Design and Evaluation of a Prototype Portable Panel PET Imaging System

Positron Emission Tomography (PET) is a nuclear imaging modality used in clinical diagnostics and biomedical research to show metabolic processes in an organism. Movable PET has great significance for the practical application of tumor diagnosis. In this paper, we propose a panel PET imaging system with high portability, and further evaluate a virtual-pinhole PET (VP-PET) system with higher spatial resolution. To evaluate the resolution of the PET prototype, we build a rotation stage coupled with two PET detector modules. PET detectors are composed of 12 × 12 LYSO crystals and Position Sensitive Photomultiplier Tubes (PSPMT). The central position of the two coincidence detectors is consistent with the rotation center, where a 22Na point source with a 3 mm diameter and an activity of 1 μCi is placed. The stage rotates several times on the horizontal plane, which enables signal acquisition within the range of 360°. A TCA DAQ system from Natuq is used for signal waveform acquisition, and FPGA algorithm programming is performed. After removing the coincidence detection data of repeated angles, the filtered back-projection (FBP) algorithm is used to reconstruct the 22Na point source image.

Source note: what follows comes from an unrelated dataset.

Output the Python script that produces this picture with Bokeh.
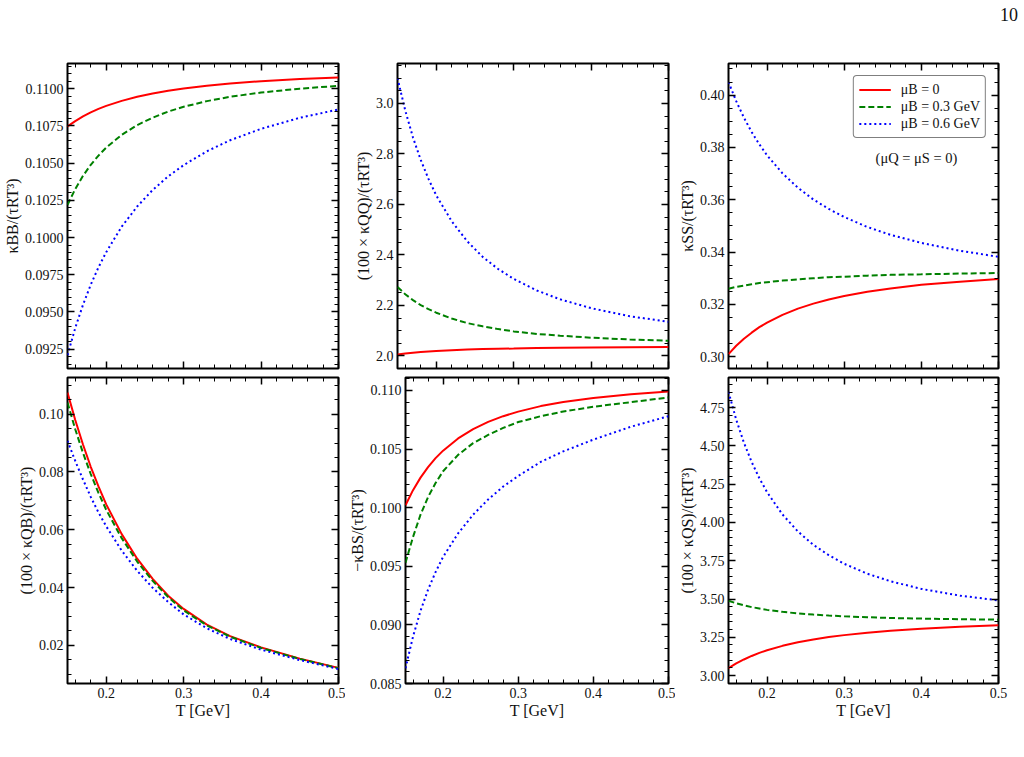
from bokeh.plotting import figure
from bokeh.layouts import row, column
from bokeh.models import (Range1d, FixedTicker, LinearAxis, CustomJSTickFormatter,
                          NumeralTickFormatter, Legend, LegendItem, Label, Div)
from bokeh.embed import file_html
from bokeh.resources import INLINE
import numpy as np

# ---------------- data ----------------
T = [0.15, 0.16, 0.17, 0.18, 0.19, 0.20, 0.22, 0.24, 0.26, 0.28, 0.30, 0.33, 0.36, 0.40, 0.45, 0.50]

bb_mu0 = [0.10747, 0.10783, 0.10815, 0.10842, 0.10865, 0.10885, 0.10919, 0.10946, 0.10969, 0.10987, 0.11002, 0.11020, 0.11035, 0.11051, 0.11065, 0.11076]
bb_mu3 = [0.10220, 0.10326, 0.10415, 0.10489, 0.10551, 0.10605, 0.10690, 0.10756, 0.10806, 0.10847, 0.10879, 0.10917, 0.10946, 0.10975, 0.11001, 0.11020]
bb_mu6 = [0.09210, 0.09392, 0.09548, 0.09683, 0.09800, 0.09902, 0.10073, 0.10209, 0.10320, 0.10411, 0.10487, 0.10580, 0.10654, 0.10731, 0.10805, 0.10861]

qq_mu0 = [2.005, 2.009, 2.012, 2.015, 2.017, 2.019, 2.022, 2.025, 2.027, 2.028, 2.029, 2.031, 2.032, 2.033, 2.034, 2.035]
qq_mu3 = [2.273, 2.244, 2.221, 2.201, 2.185, 2.171, 2.148, 2.130, 2.117, 2.106, 2.097, 2.087, 2.080, 2.072, 2.065, 2.060]
qq_mu6 = [3.100, 2.972, 2.865, 2.776, 2.701, 2.636, 2.533, 2.454, 2.392, 2.344, 2.305, 2.259, 2.224, 2.189, 2.157, 2.135]

ss_mu0 = [0.3010, 0.3042, 0.3069, 0.3092, 0.3113, 0.3130, 0.3160, 0.3184, 0.3203, 0.3219, 0.3232, 0.3248, 0.3261, 0.3275, 0.3287, 0.3297]
ss_mu3 = [0.3260, 0.3267, 0.3272, 0.3277, 0.3282, 0.3285, 0.3291, 0.3296, 0.3300, 0.3304, 0.3306, 0.3310, 0.3313, 0.3315, 0.3318, 0.3320]
ss_mu6 = [0.4050, 0.3977, 0.3914, 0.3859, 0.3812, 0.3770, 0.3701, 0.3646, 0.3601, 0.3565, 0.3534, 0.3496, 0.3466, 0.3435, 0.3405, 0.3382]

qb_mu0 = [0.1075, 0.0980, 0.0895, 0.0818, 0.0750, 0.0688, 0.0585, 0.0500, 0.0430, 0.0372, 0.0326, 0.0272, 0.0232, 0.0193, 0.0154, 0.0122]
qb_mu3 = [0.1040, 0.0948, 0.0866, 0.0793, 0.0728, 0.0669, 0.0571, 0.0490, 0.0423, 0.0367, 0.0321, 0.0269, 0.0230, 0.0191, 0.0153, 0.0121]
qb_mu6 = [0.0908, 0.0838, 0.0774, 0.0714, 0.0660, 0.0612, 0.0528, 0.0458, 0.0399, 0.0350, 0.0307, 0.0259, 0.0222, 0.0185, 0.0149, 0.0118]

bs_mu0 = [0.10020, 0.10149, 0.10256, 0.10346, 0.10422, 0.10486, 0.10590, 0.10670, 0.10731, 0.10780, 0.10819, 0.10866, 0.10901, 0.10936, 0.10968, 0.10990]
bs_mu3 = [0.0953, 0.0975, 0.0994, 0.1009, 0.1021, 0.1031, 0.1045, 0.1055, 0.1062, 0.1068, 0.1073, 0.1078, 0.1082, 0.1086, 0.1090, 0.1094]
bs_mu6 = [0.0863, 0.0890, 0.0912, 0.0930, 0.0945, 0.0958, 0.0978, 0.0994, 0.1007, 0.1018, 0.1027, 0.1039, 0.1048, 0.1058, 0.1069, 0.1078]

qs_mu0 = [3.048, 3.079, 3.105, 3.128, 3.148, 3.165, 3.194, 3.217, 3.236, 3.252, 3.264, 3.280, 3.293, 3.306, 3.318, 3.328]
qs_mu3 = [3.489, 3.472, 3.459, 3.447, 3.438, 3.429, 3.416, 3.406, 3.398, 3.392, 3.387, 3.381, 3.376, 3.372, 3.368, 3.365]
qs_mu6 = [4.853, 4.672, 4.521, 4.395, 4.289, 4.198, 4.052, 3.941, 3.854, 3.786, 3.730, 3.665, 3.616, 3.566, 3.522, 3.491]

x_ticks = [0.2, 0.3, 0.4, 0.5]
series_labels = ["μB = 0", "μB = 0.3 GeV", "μB = 0.6 GeV"]
note_text = "(μQ = μS = 0)"
x_label = "T [GeV]"
page_number = "10"

panels = [
    dict(ys=[bb_mu0, bb_mu3, bb_mu6], ylim=(0.0912, 0.1117),
         ticks=[0.0925, 0.0950, 0.0975, 0.1000, 0.1025, 0.1050, 0.1075, 0.1100], minor=0.0005,
         fmt="0.0000", label="κBB/(τRT³)"),
    dict(ys=[qq_mu0, qq_mu3, qq_mu6], ylim=(1.95, 3.158),
         ticks=[2.0, 2.2, 2.4, 2.6, 2.8, 3.0], minor=0.05,
         fmt="0.0", label="(100 × κQQ)/(τRT³)"),
    dict(ys=[ss_mu0, ss_mu3, ss_mu6], ylim=(0.2955, 0.4121),
         ticks=[0.30, 0.32, 0.34, 0.36, 0.38, 0.40], minor=0.005,
         fmt="0.00", label="κSS/(τRT³)"),
    dict(ys=[qb_mu0, qb_mu3, qb_mu6], ylim=(0.0068, 0.1127),
         ticks=[0.02, 0.04, 0.06, 0.08, 0.10], minor=0.005,
         fmt="0.00", label="(100 × κQB)/(τRT³)"),
    dict(ys=[bs_mu0, bs_mu3, bs_mu6], ylim=(0.085, 0.1111),
         ticks=[0.085, 0.090, 0.095, 0.100, 0.105, 0.110], minor=0.001,
         fmt="0.000", label="−κBS/(τRT³)"),
    dict(ys=[qs_mu0, qs_mu3, qs_mu6], ylim=(2.948, 4.947),
         ticks=[3.00, 3.25, 3.50, 3.75, 4.00, 4.25, 4.50, 4.75], minor=0.05,
         fmt="0.00", label="(100 × κQS)/(τRT³)"),
]

FONT = "Liberation Serif"
colors = ["#ff0000", "#008000", "#0000ff"]
dashes = ["solid", "6 3", "2 3"]
blank = CustomJSTickFormatter(code="return ''")
HEAD = 30  # height of the strip that carries the page number


def minor_list(lo, hi, step):
    n0 = int(np.ceil(lo / step - 1e-9))
    n1 = int(np.floor(hi / step + 1e-9))
    return [round(k * step, 6) for k in range(n0, n1 + 1)]


def style_axis(ax, labels=True):
    ax.axis_line_color = None
    ax.major_tick_in = 7
    ax.major_tick_out = 0
    ax.minor_tick_in = 4
    ax.minor_tick_out = 0
    ax.major_tick_line_color = "black"
    ax.major_tick_line_width = 1.5
    ax.minor_tick_line_color = "black"
    ax.minor_tick_line_width = 1
    ax.major_label_text_font = FONT
    ax.major_label_text_font_size = "14px"
    ax.major_label_text_color = "#111111"
    ax.axis_label_text_font = FONT
    ax.axis_label_text_font_style = "normal"
    ax.axis_label_text_font_size = "16px"
    ax.axis_label_text_color = "#111111"
    ax.axis_label_standoff = 1
    ax.major_label_standoff = 4 if labels else 0
    if not labels:
        ax.formatter = blank


figs = []
for i, pd_ in enumerate(panels):
    r, c = divmod(i, 3)
    left = 67 if c == 0 else 52
    right = 7 if c < 2 else 26
    width = left + 271 + right
    if r == 0:
        top, bottom, height = 63 - HEAD, 4, 372 - HEAD
    else:
        top, bottom, height = 5, 74, 385
    p = figure(width=width, height=height, min_border_left=left, min_border_right=right,
               min_border_top=top, min_border_bottom=bottom,
               x_range=Range1d(0.15, 0.5), y_range=Range1d(*pd_["ylim"]),
               x_axis_type=None, y_axis_type=None,
               output_backend="svg", toolbar_location=None)
    p.outline_line_color = "black"
    p.outline_line_width = 2
    p.background_fill_color = "white"
    p.border_fill_color = "white"

    xt = FixedTicker(ticks=x_ticks, minor_ticks=minor_list(0.15, 0.5, 0.02))
    yt = FixedTicker(ticks=pd_["ticks"], minor_ticks=minor_list(pd_["ylim"][0], pd_["ylim"][1], pd_["minor"]))

    ax_b = LinearAxis(ticker=xt, formatter=NumeralTickFormatter(format="0.0"))
    style_axis(ax_b, labels=(r == 1))
    if r == 1:
        ax_b.axis_label = x_label
    ax_t = LinearAxis(ticker=xt)
    style_axis(ax_t, labels=False)
    ax_l = LinearAxis(ticker=yt, formatter=NumeralTickFormatter(format=pd_["fmt"]), axis_label=pd_["label"])
    style_axis(ax_l, labels=True)
    ax_r = LinearAxis(ticker=yt)
    style_axis(ax_r, labels=False)
    p.add_layout(ax_b, "below")
    p.add_layout(ax_t, "above")
    p.add_layout(ax_l, "left")
    p.add_layout(ax_r, "right")

    rends = []
    for k in range(3):
        rr = p.line(T, pd_["ys"][k], line_color=colors[k], line_width=2, line_dash=dashes[k])
        rends.append(rr)

    if i == 2:
        items = [LegendItem(label=series_labels[k], renderers=[rends[k]]) for k in range(3)]
        leg = Legend(items=items, location="top_right")
        leg.margin = 12
        leg.padding = 5
        leg.spacing = 0
        leg.glyph_width = 32
        leg.glyph_height = 17
        leg.label_height = 17
        leg.label_standoff = 10
        leg.label_text_font = FONT
        leg.label_text_font_size = "14px"
        leg.label_text_color = "#111111"
        leg.border_line_color = "black"
        leg.border_line_width = 1
        leg.background_fill_alpha = 1
        try:
            leg.border_radius = 4
        except Exception:
            pass
        p.add_layout(leg)
        p.add_layout(Label(x=188, y=211, x_units="screen", y_units="screen", text=note_text,
                           text_align="center", text_baseline="middle",
                           text_font=FONT, text_font_size="14.5px", text_color="#111111"))
    figs.append(p)

head = Div(text=page_number, width=1024, height=HEAD, margin=0,
           styles={"text-align": "right", "font-family": FONT, "font-size": "18px",
                   "color": "#111111", "padding-right": "6px", "padding-top": "4px",
                   "box-sizing": "border-box", "line-height": "22px"})

layout = column(head, row(*figs[:3]), row(*figs[3:]))
open("out.html", "w").write(file_html(layout, INLINE))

Since the pixel size of the LYSO crystal directly affects the spatial resolution of the PET system, we set experiments of five types of LYSO crystals with pixels from 0.9mm to 2.0mm on VP-PET geometry. Meanwhile, the relationship between the spatial resolution of VP-PET with the pixel size of LYSO crystal is compared and analyzed in the experiments. In addition, in the Geant4 simulation, the two-dimensional image reconstruction of MRI glioma phantom is carried out by the panel PET system, which further proves that the VP-PET system has accurate spatial resolution and high sensitivity.